Perhaps Chomsky meant the Nuremberg principles. It's a common enough error, but thanks for pointing it out.
The quote is an excerpt from a transcript of a talk that Chomsky delivered, possibly at St. Michael's College, "around 1990." Chomsky is perfectly clear what he means by "the Nuremberg laws" — viz., the international law precedents on war crimes coming out of the Nuremberg and Tokyo international military tribunals. Here's a fuller selection: "If the Nuremberg laws were applied, then every post-war American president would have been hanged. By violation of the Nuremberg laws I mean the same kind of crimes for which people were hanged in Nuremberg. And Nuremberg means Nuremberg and Tokyo. So first of all you've got to think back as to what people were hanged for at Nuremberg and Tokyo."
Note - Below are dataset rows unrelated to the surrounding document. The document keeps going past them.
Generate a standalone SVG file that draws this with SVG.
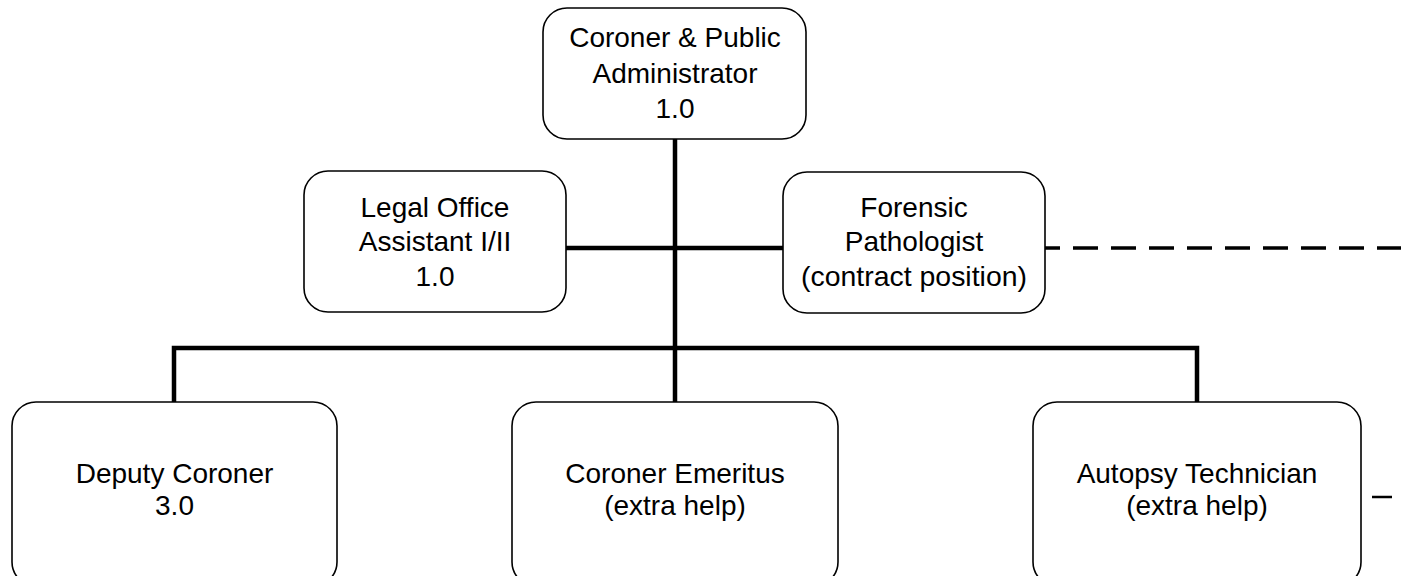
<svg xmlns="http://www.w3.org/2000/svg" width="1401" height="576" viewBox="0 0 1401 576">
<style>
.box{fill:#fff;stroke:#000;stroke-width:1.6}
.t{font-family:"Liberation Sans",Arial,sans-serif;font-size:28px;fill:#000;text-anchor:middle}
.solid{fill:none;stroke:#000;stroke-width:4.5}
.dash{fill:none;stroke:#000;stroke-width:3.5;stroke-dasharray:25 13;stroke-dashoffset:10}
</style>
<rect width="1401" height="576" fill="#fff"/>
<g id="connectors">
<line class="solid" x1="675" y1="139" x2="675" y2="402"/>
<line class="solid" x1="566" y1="248" x2="783" y2="248"/>
<polyline class="solid" points="174,402 174,348 1197,348 1197,402"/>
<line class="dash" x1="1045" y1="248" x2="1401" y2="248"/>
<line x1="1372" y1="497" x2="1392" y2="497" stroke="#000" stroke-width="2.5"/>
</g>
<g id="coroner">
<rect class="box" x="543" y="8" width="263" height="131" rx="24"/>
<text class="t" x="675" y="47">Coroner &amp; Public</text>
<text class="t" x="675" y="83">Administrator</text>
<text class="t" x="675" y="118">1.0</text>
</g>
<g id="legal">
<rect class="box" x="304" y="171" width="262" height="141" rx="24"/>
<text class="t" x="435" y="217">Legal Office</text>
<text class="t" x="435" y="251">Assistant I/II</text>
<text class="t" x="435" y="286">1.0</text>
</g>
<g id="forensic">
<rect class="box" x="783" y="172" width="262" height="141" rx="24"/>
<text class="t" x="914" y="217">Forensic</text>
<text class="t" x="914" y="251">Pathologist</text>
<text class="t" x="914" y="286" textLength="226" lengthAdjust="spacingAndGlyphs">(contract position)</text>
</g>
<g id="deputy">
<rect class="box" x="12" y="402" width="325" height="184" rx="24"/>
<text class="t" x="174.5" y="483">Deputy Coroner</text>
<text class="t" x="174.5" y="515">3.0</text>
</g>
<g id="emeritus">
<rect class="box" x="512" y="402" width="326" height="184" rx="24"/>
<text class="t" x="675" y="483">Coroner Emeritus</text>
<text class="t" x="675" y="515">(extra help)</text>
</g>
<g id="autopsy">
<rect class="box" x="1033" y="402" width="328" height="184" rx="24"/>
<text class="t" x="1197" y="483">Autopsy Technician</text>
<text class="t" x="1197" y="515">(extra help)</text>
</g>
</svg>
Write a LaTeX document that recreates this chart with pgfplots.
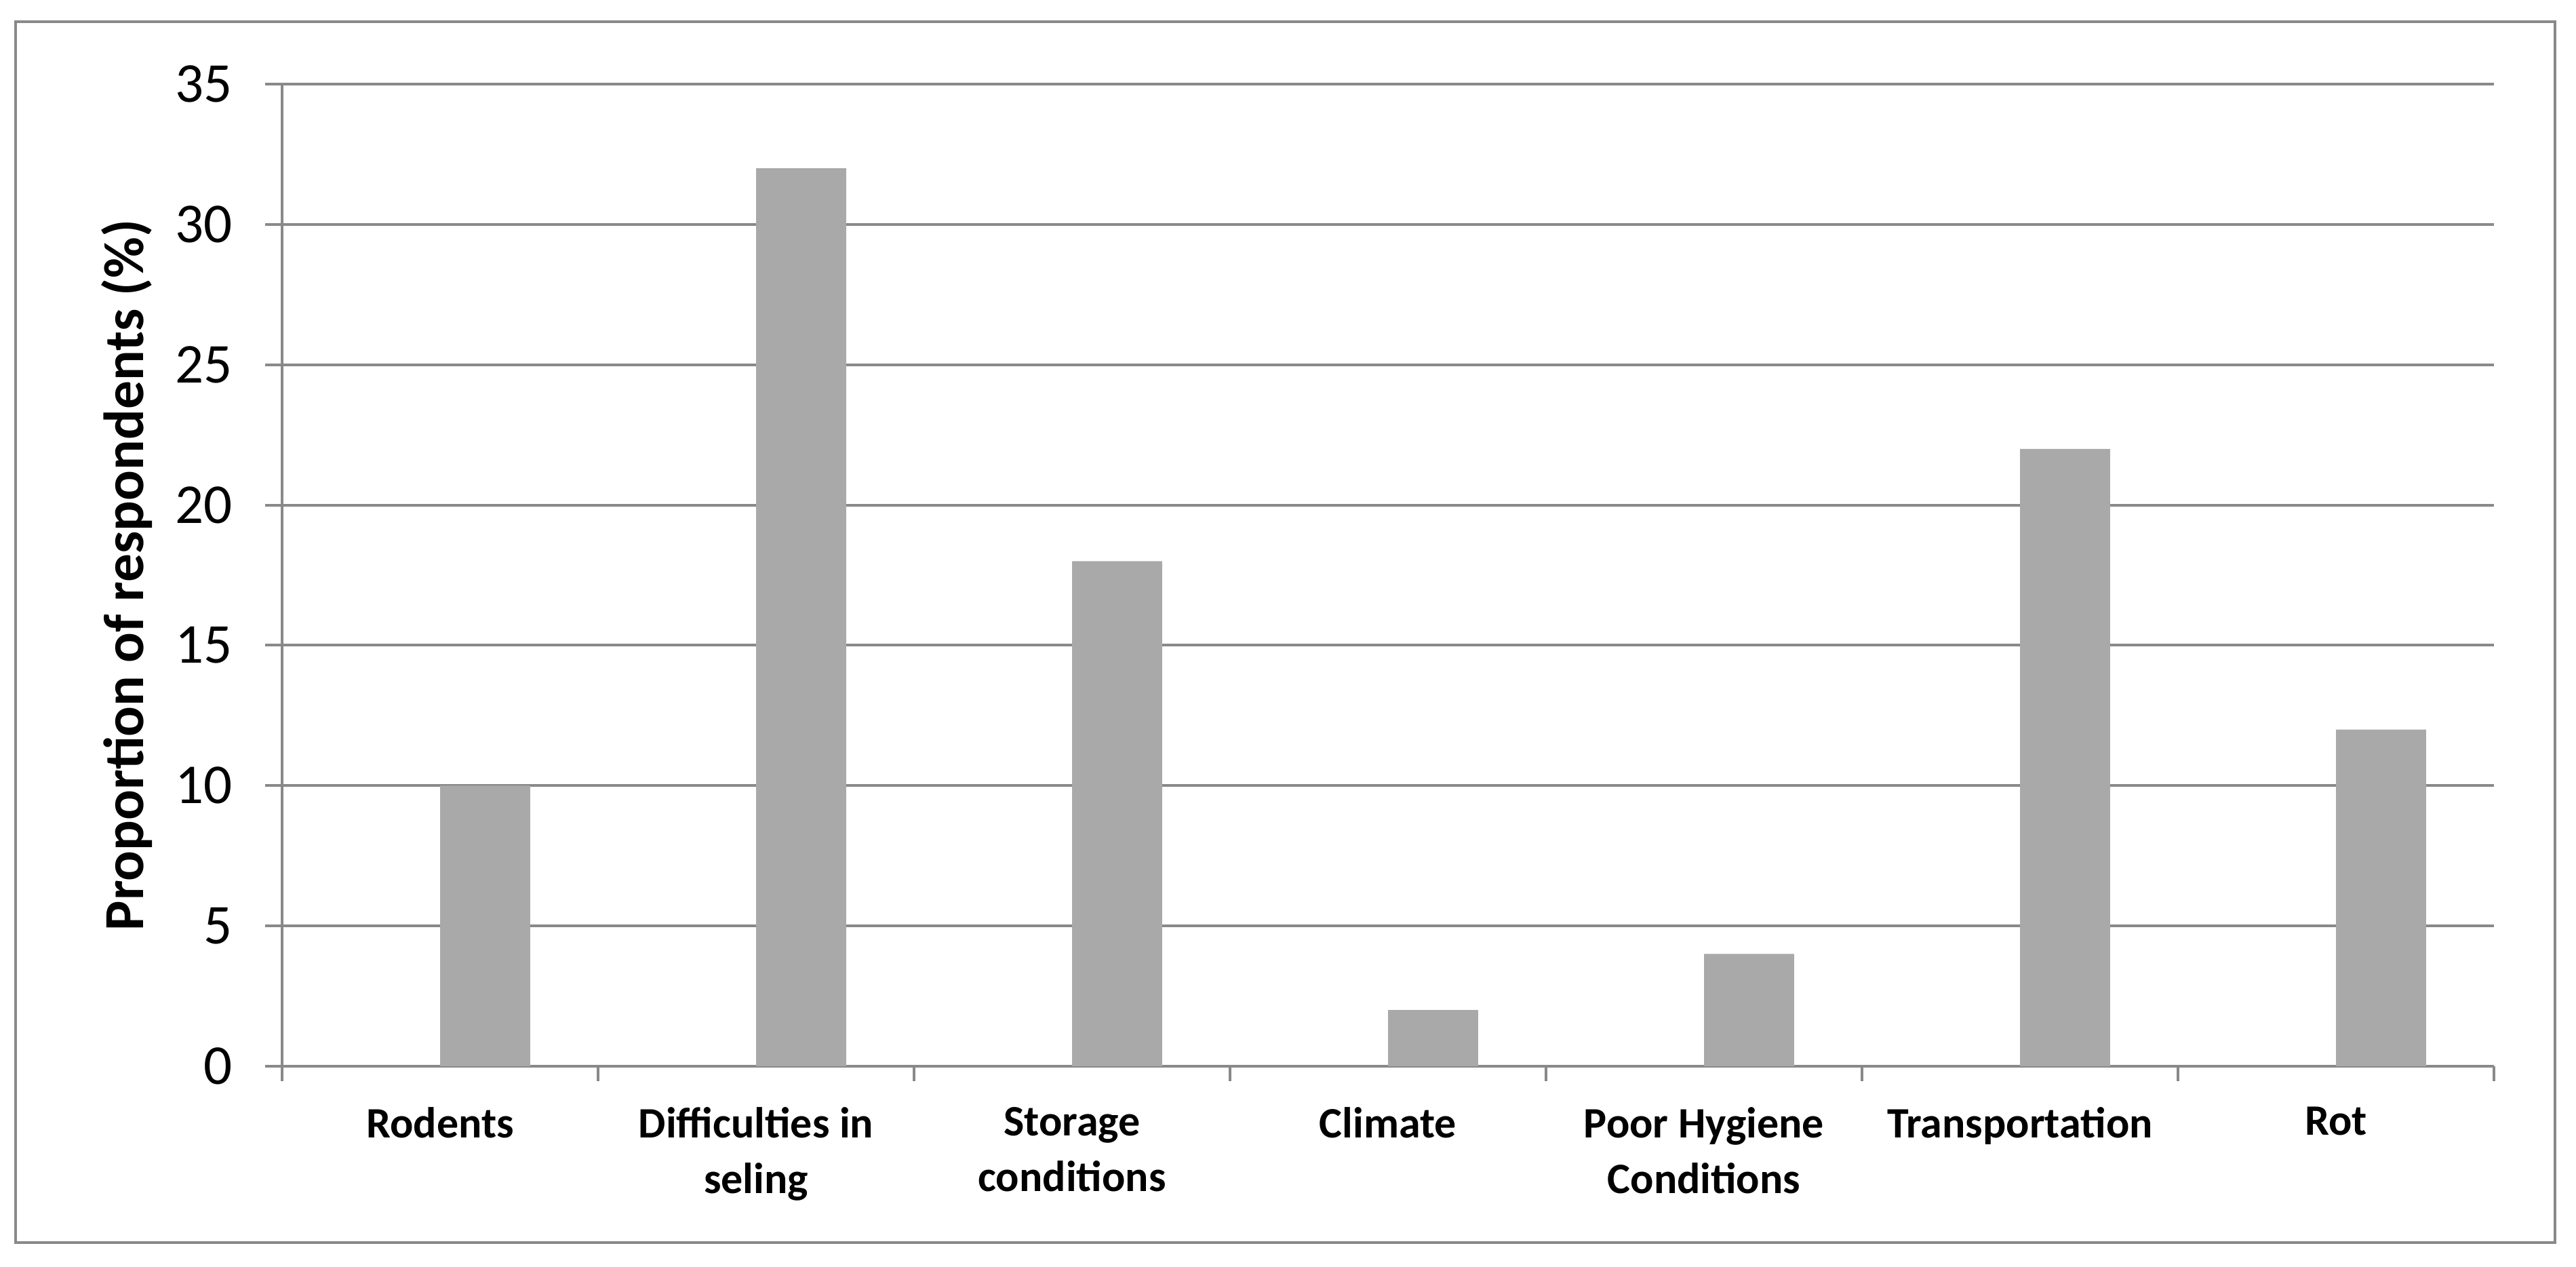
\documentclass[border=0pt]{standalone}
\usepackage{fontspec}
\setmainfont{Carlito}
\usepackage{pgfplots}
\pgfplotsset{compat=1.18}
\definecolor{gridgray}{RGB}{137,137,137}
\definecolor{bargray}{RGB}{169,169,169}
\begin{document}
\begin{tikzpicture}
\useasboundingbox (-41.6pt,-29.6pt) rectangle (338.3pt,157.2pt);
\begin{axis}[
  at={(0pt,0pt)}, anchor=south west,
  scale only axis, width=326.2pt, height=144.8pt,
  xmin=-0.5, xmax=6.5, ymin=0, ymax=35,
  axis x line*=bottom, axis y line*=left,
  axis line style={-, draw=gridgray, line width=0.45pt},
  ytick={0,5,...,35},
  ymajorgrids, grid style={draw=gridgray, line width=0.4pt},
  tick align=outside, major tick length=2.5pt, minor tick length=2.2pt,
  ytick style={draw=gridgray, line width=0.4pt},
  xtick={0,...,6},
  xticklabels={Rodents, Difficulties in\\seling, Storage\\conditions, Climate, Poor Hygiene\\Conditions, Transportation, Rot},
  major x tick style={draw=none},
  minor x tick style={draw=gridgray, line width=0.4pt},
  minor xtick={-0.5,0.5,...,6.5},
  /pgf/number format/assume math mode=true,
  yticklabel style={font=\fontsize{8.3}{10}\selectfont, xshift=-1.3pt},
  xticklabel style={font=\fontsize{6.4}{8.2}\selectfont\bfseries, align=center, anchor=north},
  ylabel={Proportion of respondents (\%)},
  ylabel style={font=\fontsize{8.35}{10}\selectfont\bfseries, at={(axis description cs:0,0.5)}, anchor=center, yshift=22.9pt},
  clip=false,
]
\addplot[ybar, bar width=0.285, fill=bargray, draw=none] coordinates {
  (0.1427,10) (1.1427,32) (2.1427,18) (3.1427,2) (4.1427,4) (5.1427,22) (6.1427,12)
};
\end{axis}
\draw[gridgray, line width=0.4pt] (-39.3pt,-26pt) rectangle (335.2pt,154pt);
\end{tikzpicture}
\end{document}
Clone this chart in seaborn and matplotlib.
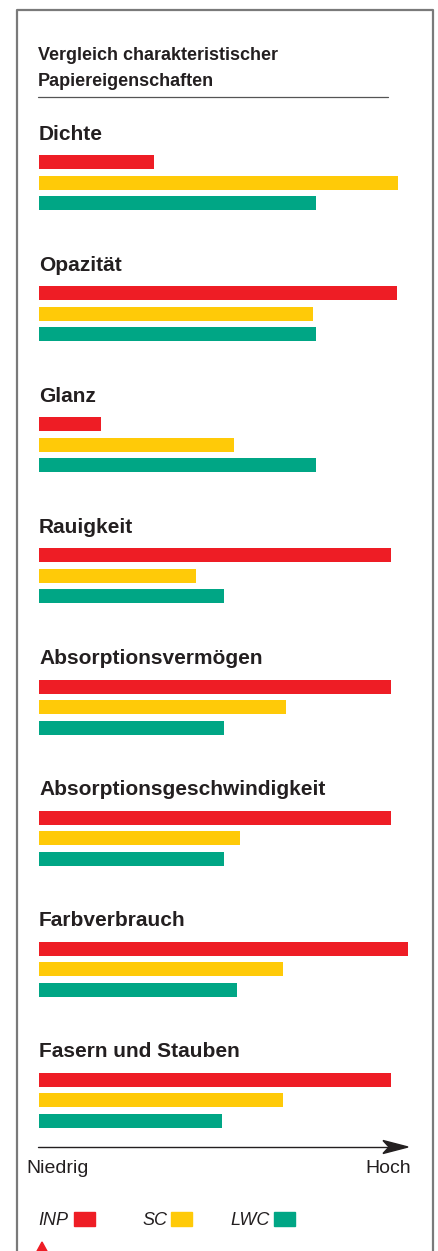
import matplotlib

matplotlib.use("Agg")
import matplotlib.pyplot as plt
import pandas as pd
import seaborn as sns
from matplotlib.patches import Polygon, Rectangle


PROPERTIES = [
    "Dichte",
    "Opazität",
    "Glanz",
    "Rauigkeit",
    "Absorptionsvermögen",
    "Absorptionsgeschwindigkeit",
    "Farbverbrauch",
    "Fasern und Stauben",
]
PAPERS = ["INP", "SC", "LWC"]
INP_VALUES = [31.2, 97.0, 16.8, 95.4, 95.4, 95.4, 100.0, 95.4]
SC_VALUES = [97.3, 74.3, 52.8, 42.5, 66.9, 54.5, 66.1, 66.1]
LWC_VALUES = [75.1, 75.1, 75.1, 50.1, 50.1, 50.1, 53.7, 49.6]
TITLE_LINES = ["Vergleich charakteristischer", "Papiereigenschaften"]
AXIS_LOW = "Niedrig"
AXIS_HIGH = "Hoch"

COLORS = {"INP": "#ee1d25", "SC": "#ffca08", "LWC": "#00a685"}
FONT = ["Liberation Sans Narrow", "Liberation Sans", "DejaVu Sans"]

W, H = 438, 1251


def build_table() -> pd.DataFrame:
    rows = []
    for i, prop in enumerate(PROPERTIES):
        for paper, values in zip(PAPERS, [INP_VALUES, SC_VALUES, LWC_VALUES]):
            rows.append({"property": prop, "paper": paper, "value": values[i]})
    return pd.DataFrame(rows)


def main() -> None:
    sns.set_theme(style="white")
    plt.rcParams["font.family"] = FONT
    plt.rcParams["text.color"] = "#231f20"

    data = build_table()
    fig = plt.figure(figsize=(W / 100, H / 100), dpi=100)

    # overlay in pixel coordinates for frame, rules, arrow and legend
    ov = fig.add_axes([0, 0, 1, 1], zorder=-1)
    ov.set_xlim(0, W)
    ov.set_ylim(H, 0)
    ov.axis("off")

    ov.plot([17, 17, 433, 433], [H + 5, 10, 10, H + 5], color="#7a7a7a", lw=1.6)
    ov.text(38, 60, TITLE_LINES[0], fontsize=13, fontweight="bold", va="baseline")
    ov.text(38, 86, TITLE_LINES[1], fontsize=13, fontweight="bold", va="baseline")
    ov.plot([38, 388], [97, 97], color="#555555", lw=0.9)

    pitch = 20.5
    bar_h = 14
    for i, prop in enumerate(PROPERTIES):
        red_top = 155 + 131.14 * i
        top = red_top - (pitch - bar_h) / 2
        ax = fig.add_axes([39 / W, 1 - (top + 3 * pitch) / H, 369 / W, 3 * pitch / H])
        sns.barplot(
            data=data[data["property"] == prop],
            x="value",
            y="paper",
            hue="paper",
            order=PAPERS,
            hue_order=PAPERS,
            palette=COLORS,
            saturation=1,
            width=bar_h / pitch,
            linewidth=0,
            legend=False,
            ax=ax,
        )
        ax.set_xlim(0, 100)
        ax.set_ylim(2.5, -0.5)
        ax.axis("off")
        ov.text(39, red_top - 15.5, prop, fontsize=15, fontweight="bold", va="baseline")

    # Niedrig -> Hoch arrow
    ov.plot([38, 392], [1147, 1147], color="#231f20", lw=1.0)
    ov.add_patch(Polygon([(408, 1147), (383, 1140.5), (389, 1147), (383, 1153.5)],
                         closed=True, color="#231f20"))
    ov.text(26, 1173, AXIS_LOW, fontsize=14, va="baseline")
    ov.text(411, 1173, AXIS_HIGH, fontsize=14, va="baseline", ha="right")

    # legend
    for paper, tx, bx in zip(PAPERS, [38, 142, 230], [74, 171, 274]):
        ov.text(tx, 1225, paper, fontsize=13, style="italic", va="baseline")
        ov.add_patch(Rectangle((bx, 1212), 21, 14, color=COLORS[paper]))

    ov.add_patch(Polygon([(36, 1253), (42, 1242), (48, 1253)], closed=True, color="#ee1d25"))

    fig.savefig("out.png", dpi=100)
    plt.close(fig)


if __name__ == "__main__":
    main()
Of course, "Nuremberg laws" is often used in English to refer to the Nürnberger Gesetze of 1935, and "Nuremberg principles" or similar locutions are often used to refer to the legal precedents on war crimes and crimes against humanity. But while it's obviously important to distinguish one from the other, successfully distinguishing them is a matter of context and understanding, not a matter of linguistic fiat. It's not as if the phrase "Nuremberg laws" were the actual name of the German racial segregation bills, and which one somebody is referring to is probably something best determined by context, not by arbitrary fiat. And from context it is perfectly clear that Chomsky does know which of the two sets of legal acts he is referring to.